Selbst wenn man die Ansicht, bei Erfüllung der Voraussetzungen des § 2 Abs 1 lit b FLAG sei von einem ernsthaft und zielstrebig betriebenen Studium auszugehen, als „Unwissenheit der gesetzlichen Vorschriften“ (§ 326 Satz 3 ABGB), also als rechtsirrig betrachten sollte, so ist doch nicht ersichtlich, warum es dem Beklagten als Fahrlässigkeit vorgeworfen werden sollte, ebendieser Meinung gewesen zu sein. Bei Prüfung der Redlichkeit des Leistungsempfängers ist ein durchschnittliches Maß an Sorgfalt (iSd § 1297 ABGB) anzuwenden. Diffizile juristische Beurteilungen seines Unterhaltsanspruchs können von einem Unterhaltsberechtigten grundsätzlich nicht erwartet werden. Sie würden dieses Maß jedenfalls übersteigen. Da die Ansicht, ein den Unterhaltsanspruch wahrendes ernsthaft und zielstrebig betriebenes Studium liege bei Erfüllung der Voraussetzungen zum Bezug der Familienbeihilfe vor, in der Vergangenheit von der Judikatur zumindest als Grundsatz vertreten wurde und sich diese Ansicht in pauschalierter Form auch in der aktuellen Literatur findet, kann es einem Studenten nicht vorgeworfen werden, ohne weiteres Besagtes anzunehmen.

 

Der Kläger vertritt nun in der Revision die Ansicht, der Beklagte hätte an seiner Rechtsansicht deshalb zweifeln müssen, weil nach Ansicht des Beklagten acht ECTS-Punkte pro Semester zur Erhaltung des Unterhaltsanspruchs ausreichten, sodass er 22,5 Semester für das gesamte Studium benötigen könnte; die Absurdität dessen hätte dem Beklagten auffallen müssen und Veranlassung zu weiterer Recherche gegeben. Damit geht der Kläger aber nicht vom festgestellten Sachverhalt aus. Es steht nämlich fest, dass der Beklagte der Ansicht war, dass für die Unterhaltsberechtigung dieselben Kriterien maßgebend wären wie für die Berechtigung zum Bezug der Familienbeihilfe. § 2 Abs 1 lit b FLAG verlangt ua, dass die vorgesehene Studienzeit pro Studienabschnitt um nicht mehr als ein Semester überschritten wird.
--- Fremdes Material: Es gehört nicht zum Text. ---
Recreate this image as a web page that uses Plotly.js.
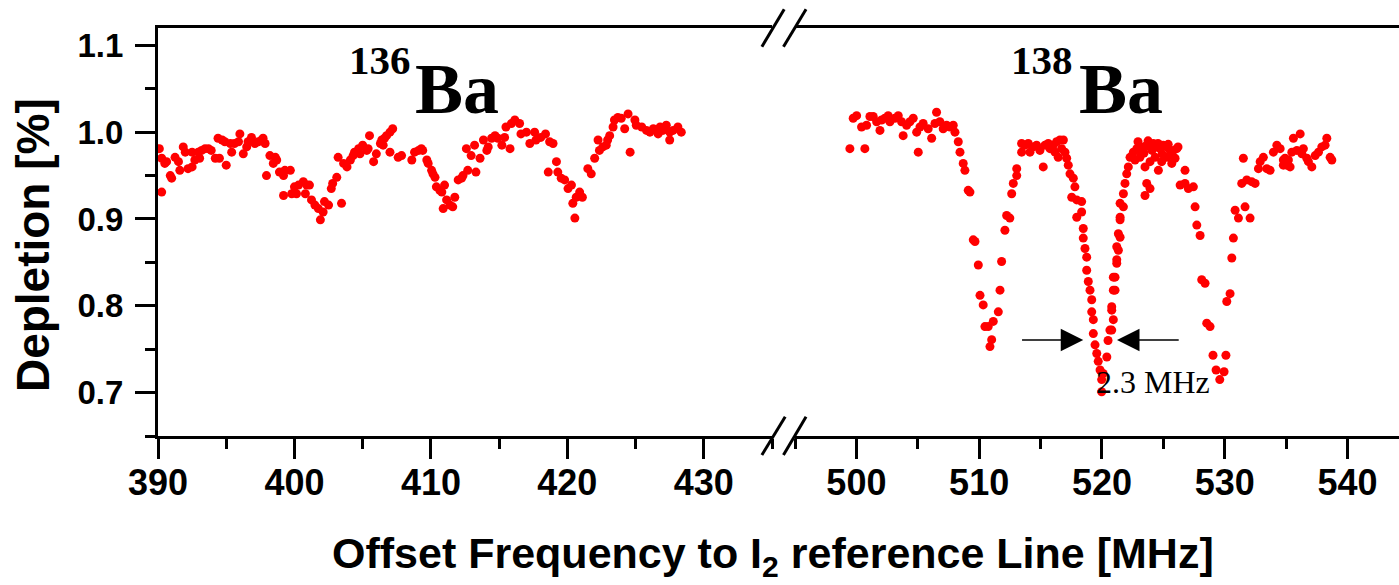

Weil die Mindeststudienzeit des inskribierten Bachelorstudiums sechs Semester beträgt, hätte der Beklagte unter Zugrundelegung seiner eigenen Vorstellung erst mit einem Erlöschen der Unterhaltspflicht mit Ablauf des siebenten Semesters zu rechnen gehabt. Revisionsgegenständlich ist allein der vom dritten bis zum ersten Monat des sechsten Semesters geleistete Unterhalt. Von einer abwegigen und damit objektiv zu rechtlicher Erkundung Anlass gebenden Vorstellung des Beklagten über die Länge der Unterhaltspflicht des Klägers kann keine Rede sein.

 

Dem Kläger ist der ihm obliegende Nachweis einer Unredlichkeit des Beklagten bei Verbrauch des Unterhalts nicht gelungen. Die Vorinstanzen haben die Kondiktionsklage zutreffend wegen redlichen Unterhaltsverbrauchs abgewiesen.